THE PROBLEM:
How many lines in the entries below contain "matplotlib"? Answer with the number only.

(Charts and diagrams as code)
==========

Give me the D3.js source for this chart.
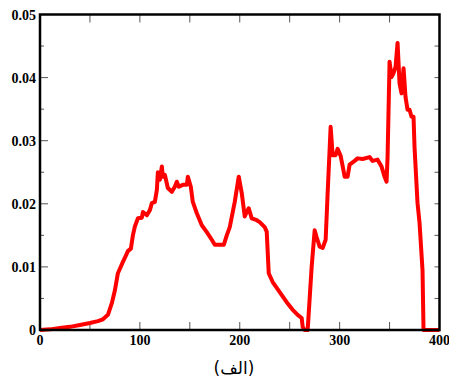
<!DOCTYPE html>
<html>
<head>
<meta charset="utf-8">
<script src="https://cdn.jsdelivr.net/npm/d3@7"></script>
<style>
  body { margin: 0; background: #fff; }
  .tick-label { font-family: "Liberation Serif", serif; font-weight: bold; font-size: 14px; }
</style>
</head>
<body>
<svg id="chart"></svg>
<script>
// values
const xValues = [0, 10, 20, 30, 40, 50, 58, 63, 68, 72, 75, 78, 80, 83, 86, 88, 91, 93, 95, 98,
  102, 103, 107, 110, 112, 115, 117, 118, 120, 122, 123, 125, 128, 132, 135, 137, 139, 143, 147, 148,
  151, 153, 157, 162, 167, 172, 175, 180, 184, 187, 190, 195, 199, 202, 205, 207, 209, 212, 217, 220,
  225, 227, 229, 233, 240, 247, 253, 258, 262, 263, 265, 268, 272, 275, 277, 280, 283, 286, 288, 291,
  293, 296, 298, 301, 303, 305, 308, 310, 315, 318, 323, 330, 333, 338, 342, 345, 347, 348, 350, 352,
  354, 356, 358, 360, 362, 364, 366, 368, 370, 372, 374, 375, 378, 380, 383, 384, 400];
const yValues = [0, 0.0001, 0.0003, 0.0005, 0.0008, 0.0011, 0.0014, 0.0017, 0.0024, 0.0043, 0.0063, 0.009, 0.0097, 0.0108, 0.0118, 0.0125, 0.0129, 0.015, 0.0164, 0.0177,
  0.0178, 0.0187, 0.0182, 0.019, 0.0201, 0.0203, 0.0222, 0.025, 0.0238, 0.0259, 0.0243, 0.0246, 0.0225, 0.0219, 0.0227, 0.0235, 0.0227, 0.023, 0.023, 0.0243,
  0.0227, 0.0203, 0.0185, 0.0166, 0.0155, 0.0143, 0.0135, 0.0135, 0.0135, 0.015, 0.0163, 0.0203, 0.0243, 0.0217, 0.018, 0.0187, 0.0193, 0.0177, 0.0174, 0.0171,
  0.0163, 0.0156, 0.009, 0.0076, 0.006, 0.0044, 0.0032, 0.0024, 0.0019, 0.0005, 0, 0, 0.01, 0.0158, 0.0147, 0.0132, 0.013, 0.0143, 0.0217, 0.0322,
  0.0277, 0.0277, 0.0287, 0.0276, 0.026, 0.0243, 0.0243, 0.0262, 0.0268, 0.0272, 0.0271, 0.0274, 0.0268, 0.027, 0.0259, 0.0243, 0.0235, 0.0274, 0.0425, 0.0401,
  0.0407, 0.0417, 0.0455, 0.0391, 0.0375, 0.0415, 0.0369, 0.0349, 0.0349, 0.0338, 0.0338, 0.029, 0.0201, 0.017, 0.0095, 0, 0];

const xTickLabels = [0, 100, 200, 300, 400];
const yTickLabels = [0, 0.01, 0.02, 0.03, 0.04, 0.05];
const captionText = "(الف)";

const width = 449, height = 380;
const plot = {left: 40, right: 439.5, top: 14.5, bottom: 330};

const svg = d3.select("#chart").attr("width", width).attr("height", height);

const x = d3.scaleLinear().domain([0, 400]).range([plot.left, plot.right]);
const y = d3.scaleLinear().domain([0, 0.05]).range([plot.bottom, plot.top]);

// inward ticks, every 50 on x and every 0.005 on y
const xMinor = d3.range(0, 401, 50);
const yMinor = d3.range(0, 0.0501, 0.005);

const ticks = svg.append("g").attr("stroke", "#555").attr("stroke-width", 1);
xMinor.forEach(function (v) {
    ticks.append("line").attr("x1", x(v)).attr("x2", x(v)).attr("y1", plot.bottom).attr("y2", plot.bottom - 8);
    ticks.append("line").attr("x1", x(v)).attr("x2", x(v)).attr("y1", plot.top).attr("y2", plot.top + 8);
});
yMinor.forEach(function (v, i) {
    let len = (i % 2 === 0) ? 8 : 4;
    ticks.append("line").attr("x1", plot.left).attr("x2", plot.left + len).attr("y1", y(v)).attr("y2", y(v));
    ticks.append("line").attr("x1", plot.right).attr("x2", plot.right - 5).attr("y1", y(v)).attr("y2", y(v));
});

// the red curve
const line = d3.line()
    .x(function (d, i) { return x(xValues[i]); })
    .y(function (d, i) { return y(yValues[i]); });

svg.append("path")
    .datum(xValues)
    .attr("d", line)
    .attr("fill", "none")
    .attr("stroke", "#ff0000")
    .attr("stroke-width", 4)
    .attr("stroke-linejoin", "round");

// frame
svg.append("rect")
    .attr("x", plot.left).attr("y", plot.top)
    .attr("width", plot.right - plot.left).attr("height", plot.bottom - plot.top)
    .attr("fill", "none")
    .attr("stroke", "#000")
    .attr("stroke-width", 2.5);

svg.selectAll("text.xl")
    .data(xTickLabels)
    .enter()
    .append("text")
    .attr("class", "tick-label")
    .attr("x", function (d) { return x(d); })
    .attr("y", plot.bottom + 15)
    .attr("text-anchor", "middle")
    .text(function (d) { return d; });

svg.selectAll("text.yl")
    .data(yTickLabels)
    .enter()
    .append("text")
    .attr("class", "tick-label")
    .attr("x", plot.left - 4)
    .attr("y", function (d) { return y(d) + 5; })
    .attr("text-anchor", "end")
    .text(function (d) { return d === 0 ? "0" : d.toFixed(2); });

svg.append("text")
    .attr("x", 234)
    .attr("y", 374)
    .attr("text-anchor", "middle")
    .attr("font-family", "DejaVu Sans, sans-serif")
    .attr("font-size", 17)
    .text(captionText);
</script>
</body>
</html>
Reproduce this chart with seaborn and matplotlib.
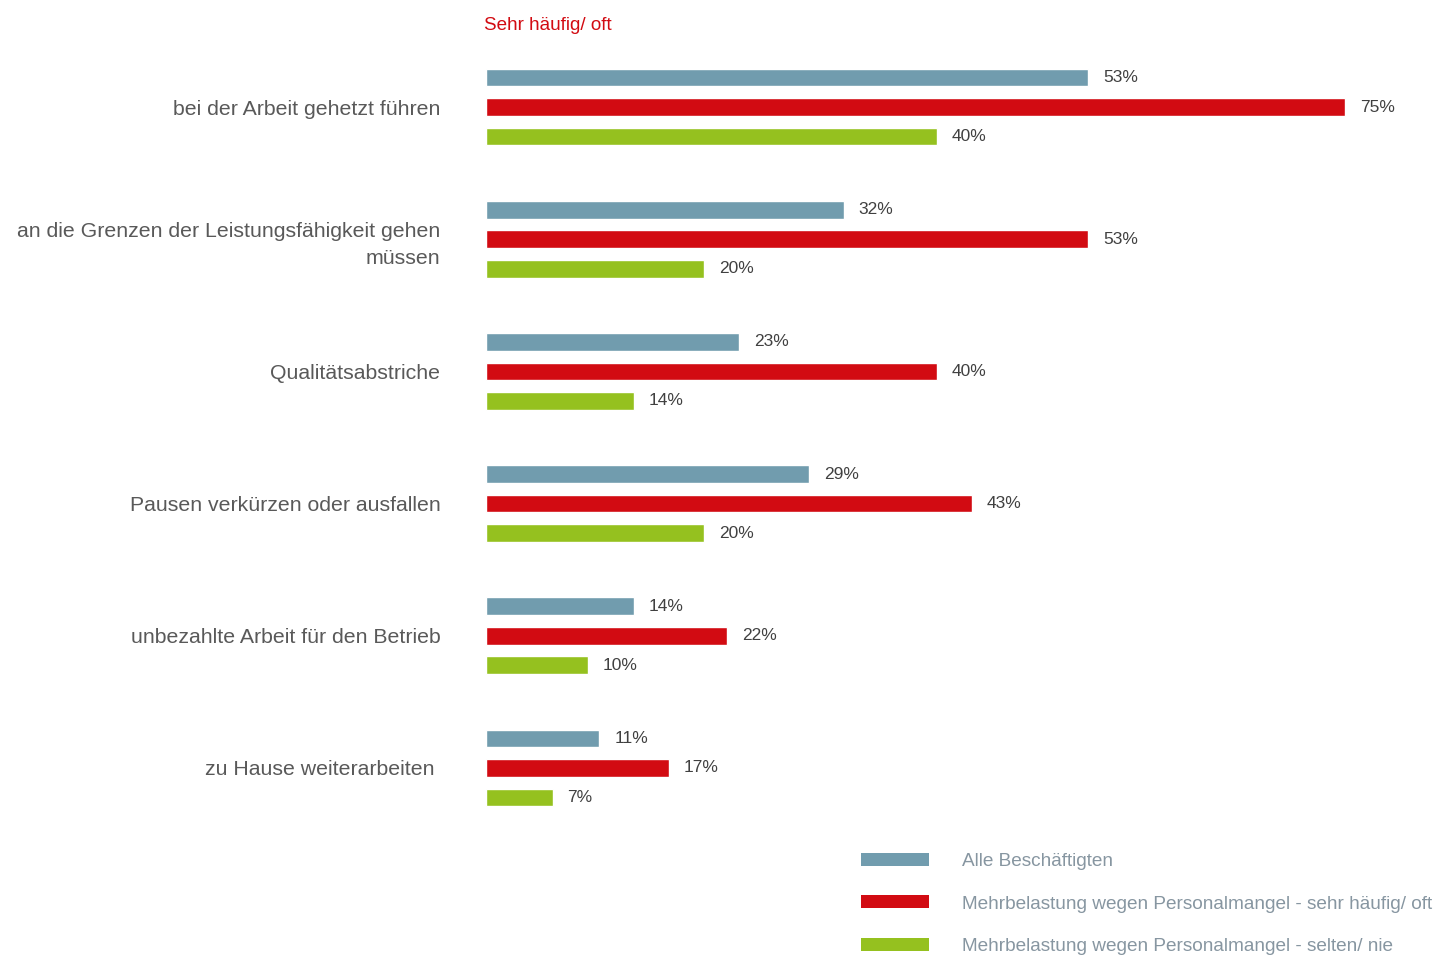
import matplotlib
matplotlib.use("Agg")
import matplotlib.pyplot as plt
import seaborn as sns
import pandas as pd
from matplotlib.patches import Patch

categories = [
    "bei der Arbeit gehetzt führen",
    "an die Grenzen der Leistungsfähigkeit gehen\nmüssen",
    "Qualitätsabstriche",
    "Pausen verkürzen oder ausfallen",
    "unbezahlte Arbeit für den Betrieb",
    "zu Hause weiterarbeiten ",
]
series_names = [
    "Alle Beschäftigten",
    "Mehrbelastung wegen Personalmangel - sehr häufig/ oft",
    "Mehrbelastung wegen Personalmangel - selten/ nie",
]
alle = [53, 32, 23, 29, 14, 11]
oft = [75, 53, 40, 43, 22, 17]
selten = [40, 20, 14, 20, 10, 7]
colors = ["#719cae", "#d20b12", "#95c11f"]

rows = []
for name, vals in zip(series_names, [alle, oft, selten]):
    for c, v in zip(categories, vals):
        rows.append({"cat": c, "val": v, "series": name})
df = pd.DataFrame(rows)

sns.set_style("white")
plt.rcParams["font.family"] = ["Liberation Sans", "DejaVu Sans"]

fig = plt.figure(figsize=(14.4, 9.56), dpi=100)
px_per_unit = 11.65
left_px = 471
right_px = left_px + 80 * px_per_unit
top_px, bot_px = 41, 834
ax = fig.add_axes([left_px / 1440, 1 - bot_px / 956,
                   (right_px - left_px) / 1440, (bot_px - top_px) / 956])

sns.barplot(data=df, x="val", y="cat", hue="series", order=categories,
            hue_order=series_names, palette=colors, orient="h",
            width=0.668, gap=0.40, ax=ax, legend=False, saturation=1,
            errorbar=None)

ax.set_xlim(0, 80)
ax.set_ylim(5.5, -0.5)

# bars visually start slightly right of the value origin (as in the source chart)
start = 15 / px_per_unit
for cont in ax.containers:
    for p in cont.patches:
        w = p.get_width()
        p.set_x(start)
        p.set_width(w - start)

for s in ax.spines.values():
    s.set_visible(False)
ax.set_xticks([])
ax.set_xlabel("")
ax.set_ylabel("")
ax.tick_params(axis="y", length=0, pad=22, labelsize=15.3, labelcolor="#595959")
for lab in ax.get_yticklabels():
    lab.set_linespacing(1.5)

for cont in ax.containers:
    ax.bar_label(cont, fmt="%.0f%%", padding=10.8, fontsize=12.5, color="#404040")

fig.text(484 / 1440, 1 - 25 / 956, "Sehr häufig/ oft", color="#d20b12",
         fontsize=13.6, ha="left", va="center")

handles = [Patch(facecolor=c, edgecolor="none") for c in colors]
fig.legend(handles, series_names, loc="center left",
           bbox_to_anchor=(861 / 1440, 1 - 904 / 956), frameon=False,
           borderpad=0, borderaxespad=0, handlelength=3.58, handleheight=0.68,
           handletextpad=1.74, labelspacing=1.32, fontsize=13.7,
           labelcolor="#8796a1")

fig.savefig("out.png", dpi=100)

==========

FULL OUTPUT:
5